If you’re using Paul as the first historian on Jesus and His life, and therefore the most reliable, you’re not going to find much.
Paul did quote Jesus but very few times considering. And it mostly amounts to:
What Jesus said to Paul on the road to Damascus and later.
Sayings of Jesus that are quotes or directly refer to the Old Testament which Paul was a big fan of. Hardly all that original.
Generic “blessing” quotes and such.
If you hope to find Paul quoting sermons, parables, etc., you are almost completely out of luck.
There is a ton of stuff in the Gospels that Paul doesn’t touch on at all.
If you’re using Paul as the first historian on Jesus and His life, and therefore the most reliable, you’re not going to find much.
Oops!
- Authorship of the Johannine works - Wikipedia
*The discovery of the Dead Sea Scrolls in Qumran marked a change in Johannine scholarship. Several of the hymns, presumed to come from a community of Essenes, contained the same sort of plays between opposites – light and dark, truth and lies – which are themes within the Gospel. Thus the hypothesis that the Gospel relied on Gnosticism fell out of favor. Many suggested further that John the Baptist himself belonged to an Essene community, and if John the Apostle had previously been a disciple of the Baptist, he would have been affected by that teaching.[citation needed]

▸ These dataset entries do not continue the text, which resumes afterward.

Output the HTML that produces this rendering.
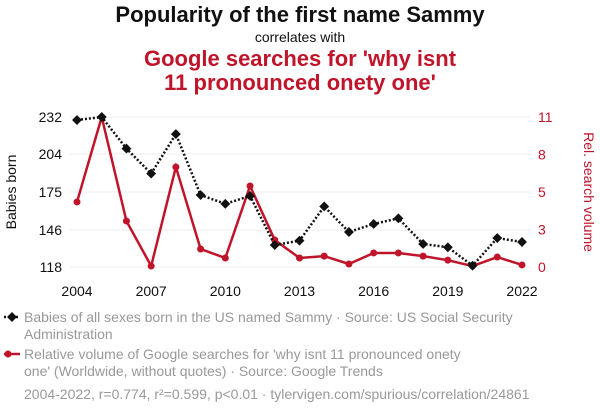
<!DOCTYPE html>
<html><head><meta charset="utf-8"><style>
body{margin:0;background:#fff;font-family:"Liberation Sans",sans-serif;}
svg text{font-family:"Liberation Sans",sans-serif;}
</style></head><body>
<svg id="c" width="600" height="414" viewBox="0 0 600 414" xmlns="http://www.w3.org/2000/svg">
<text x="300" y="22" text-anchor="middle" font-size="22" font-weight="bold" fill="#111">Popularity of the first name Sammy</text>
<text x="300" y="42" text-anchor="middle" font-size="14" fill="#111">correlates with</text>
<text x="300" y="66" text-anchor="middle" font-size="22" font-weight="bold" fill="#c0142a">Google searches for 'why isnt</text>
<text x="300" y="90" text-anchor="middle" font-size="22" font-weight="bold" fill="#c0142a">11 pronounced onety one'</text>
<g id="grid"></g><g id="axes"></g><g id="marks"></g>
<text transform="translate(16,192) rotate(-90)" text-anchor="middle" font-size="14" fill="#111">Babies born</text>
<text transform="translate(584,192) rotate(90)" text-anchor="middle" font-size="14" fill="#c0142a">Rel. search volume</text>
<g>
<line x1="4" y1="317" x2="20" y2="317" stroke="#111" stroke-width="2.5" stroke-dasharray="2,2"/>
<rect x="8.5" y="313.5" width="7" height="7" fill="#111" transform="rotate(45 12 317)"/>
<text x="24" y="322" font-size="14" fill="#999">Babies of all sexes born in the US named Sammy · Source: US Social Security</text>
<text x="24" y="339" font-size="14" fill="#999">Administration</text></g>
<g>
<line x1="4" y1="354" x2="20" y2="354" stroke="#c0142a" stroke-width="2.5"/>
<circle cx="8" cy="354" r="3.5" fill="#c0142a"/>
<text x="24" y="359" font-size="14" fill="#999">Relative volume of Google searches for 'why isnt 11 pronounced onety</text>
<text x="24" y="376" font-size="14" fill="#999">one' (Worldwide, without quotes) · Source: Google Trends</text></g>
<text x="24" y="399" font-size="14" fill="#999">2004-2022, r=0.774, r²=0.599, p&lt;0.01 · tylervigen.com/spurious/correlation/24861</text>
</svg>
<script>
const years=[2004,2005,2006,2007,2008,2009,2010,2011,2012,2013,2014,2015,2016,2017,2018,2019,2020,2021,2022];
const babies=[229.7,232,208,189,219,172.7,166,172,134.7,138,164,144.6,150.7,155,135.5,133,119,140,137];
const searches=[4.77,11,3.37,0.07,7.33,1.32,0.66,5.94,1.98,0.66,0.8,0.22,1.03,1.03,0.8,0.5,0.07,0.73,0.15];
const xTicks=[2004,2007,2010,2013,2016,2019,2022];
const leftTicks=[118,146,175,204,232];
const rightTickVals=[0,2.75,5.5,8.25,11];
const rightTickLabels=["0","3","5","8","11"];
const NS="http://www.w3.org/2000/svg";
const x=v=>77+(v-2004)/18*445;
const yL=v=>267-(v-118)/(232-118)*150;
const yR=v=>267-v/11*150;
function mk(p,t,a){const e=document.createElementNS(NS,t);for(const k in a)e.setAttribute(k,a[k]);p.appendChild(e);return e;}
const grid=document.getElementById('grid'),axes=document.getElementById('axes'),marks=document.getElementById('marks');
leftTicks.forEach(v=>{
 const g=mk(grid,'line',{x1:70,x2:530,y1:yL(v),y2:yL(v),stroke:'#eee','stroke-width':1});
 
 
 const t=mk(axes,'text',{x:62,y:yL(v)+5,'text-anchor':'end','font-size':14,fill:'#111'});t.textContent=v;
 
 
});
rightTickVals.forEach((v,i)=>{
 const t=mk(axes,'text',{x:538,y:yR(v)+5,'font-size':14,fill:'#c0142a'});t.textContent=rightTickLabels[i];
 
 
});
xTicks.forEach(v=>{
 const t=mk(axes,'text',{x:x(v),y:296,'text-anchor':'middle','font-size':14,fill:'#111'});t.textContent=v;
 
 
});
const rp=mk(marks,'polyline',{points:years.map((y,i)=>x(y)+','+yR(searches[i])).join(' '),fill:'none',stroke:'#c0142a','stroke-width':2.5});


years.forEach((y,i)=>{const c=mk(marks,'circle',{cx:x(y),cy:yR(searches[i]),r:3.5,fill:'#c0142a'});
 
 });
const bp=mk(marks,'polyline',{points:years.map((y,i)=>x(y)+','+yL(babies[i])).join(' '),fill:'none',stroke:'#111','stroke-width':2.5,'stroke-dasharray':'2,2'});


years.forEach((y,i)=>{const cx=x(y),cy=yL(babies[i]);
 const r=mk(marks,'rect',{x:cx-3.5,y:cy-3.5,width:7,height:7,fill:'#111',transform:`rotate(45 ${cx} ${cy})`});
 
 });
</script>
</body></html>
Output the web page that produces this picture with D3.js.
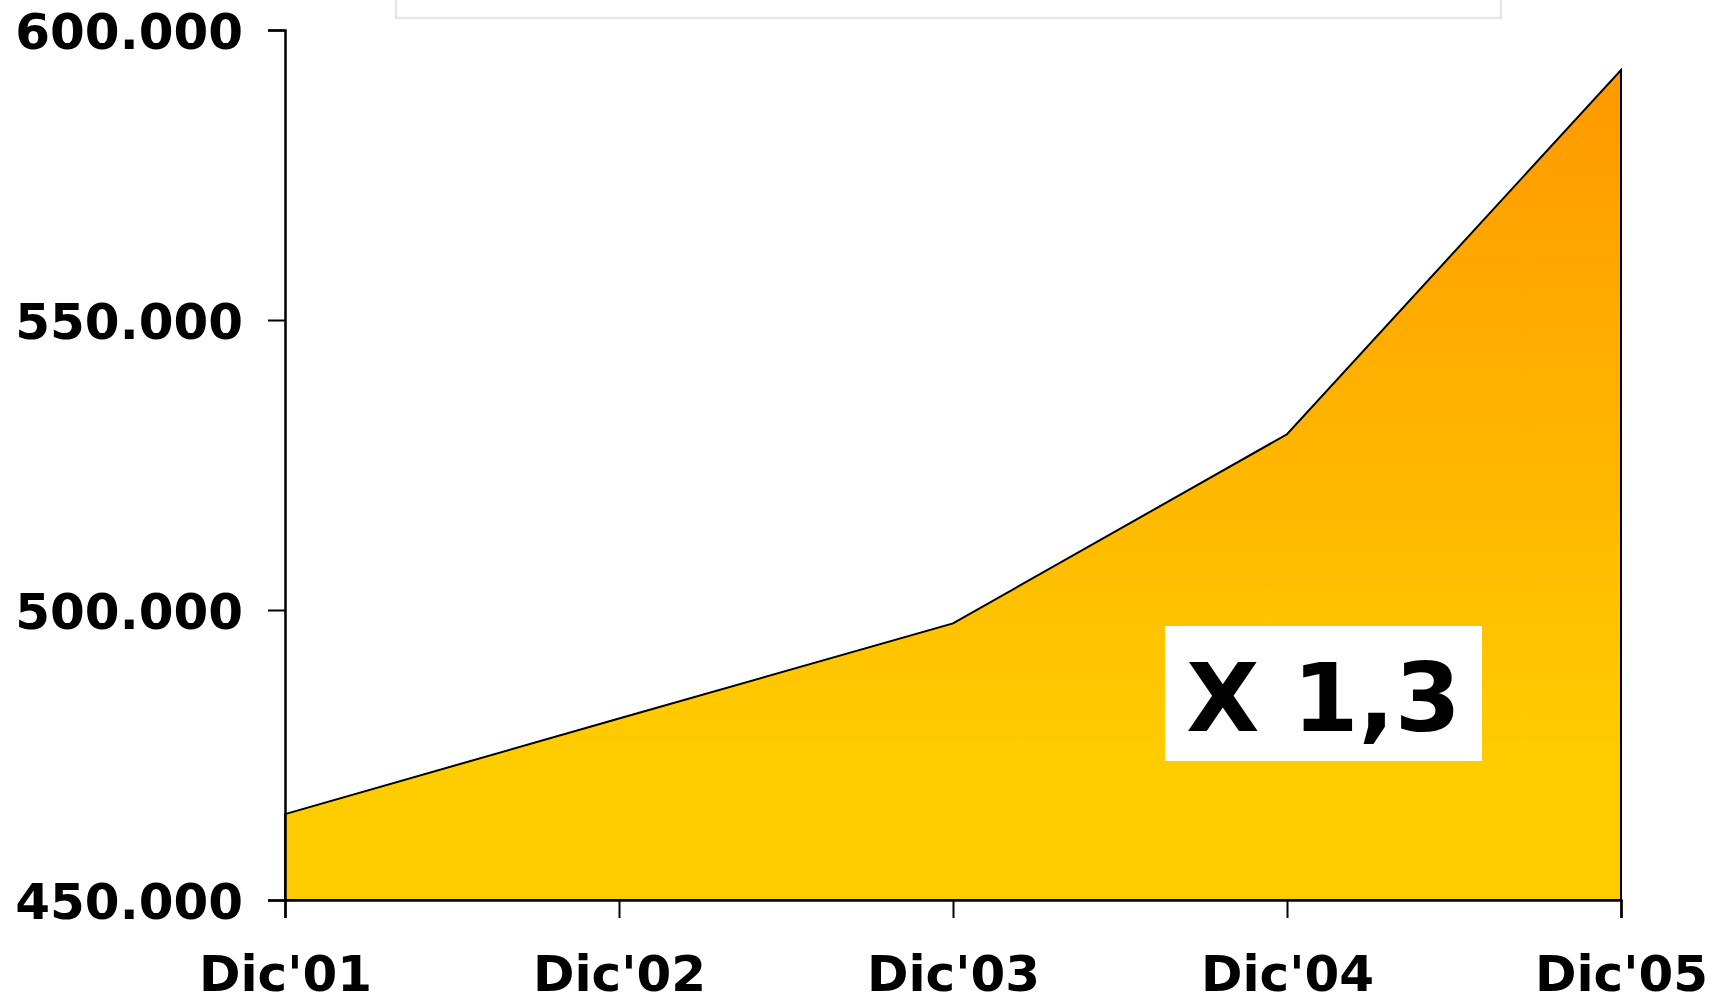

The resulting revolution in Johannine scholarship was termed the new look by John A. T. Robinson, who coined the phrase in 1957 at Oxford. According to Robinson, this new information rendered the question of authorship a relative one. He considered a group of disciples around the aging John the Apostle who wrote down his memories, mixing them with theological speculation, a model that had been proposed as far back as Renan’s Vie de Jésus (“Life of Jesus,” 1863). The work of such scholars brought the consensus back to a Palestinian origin for the text, rather than the Hellenistic origin favored by the critics of the previous decades.*
In the middle of the 20th century biblical scholars made a complete about-face - from viewing John’s Gospel as mostly fiction to recognizing that it merits serious consideration as a contribution to our knowledge of the historical facts concerning Jesus. In ten chapters, author Archibald M. Hunter (Professor of New Testament at the University of Aberdeen, Scotland), reviews the research of modern scholars - including newer and older manuscripts of the Gospel, the Dead Sea Scrolls, and recent archaeological findings - and expounds on ten short parables specific to John. He concludes that the Johannine sayings of Jesus commonly rest on “words of the Lord,” exposing the person and work of Christ in depth, and presenting the claim and challenge of Christ in existential terms.
So that totally debunks that statement of yours.
Well, Matthew was a tax collector, a literate position, and Jesus was able to read and write to some extent. Not to mention, by this time rabbinical type schools were common. However, Ok, let us say the Apostle John, a young man at the time of the Crucifixion was functionally illiterate. Sine John lived another 70 years in a group of his followers, are you saying no one can learn to read and write in SEVENTY years?
In any case, it’s common knowledge that men hired secretaries and scribes back then. Do you refute that? One of Johns disciples was the famed Polycarp, who was certainly literate.
Polycarp told the early church father Irenaeus that John wrote that Gospel. So we have more evidence that John wrote it.
Another of John’s disciples was the also famous Papias of Hierapolis:
“So that totally debunks that statement of yours.“
No, it really doesn’t, particularly given you’re dredging up a source from 1957 as evidence for the “modern” consensus. I mean, if we’re talking the literary movement, maybe, but not so much the latest work of scholars.
ETA: And since you keep going to that same wiki, as if it supports your position, how about the line, “Most scholars conclude that the apostle John wrote none of these works.”
The cite provided (3/4) is even more explicit.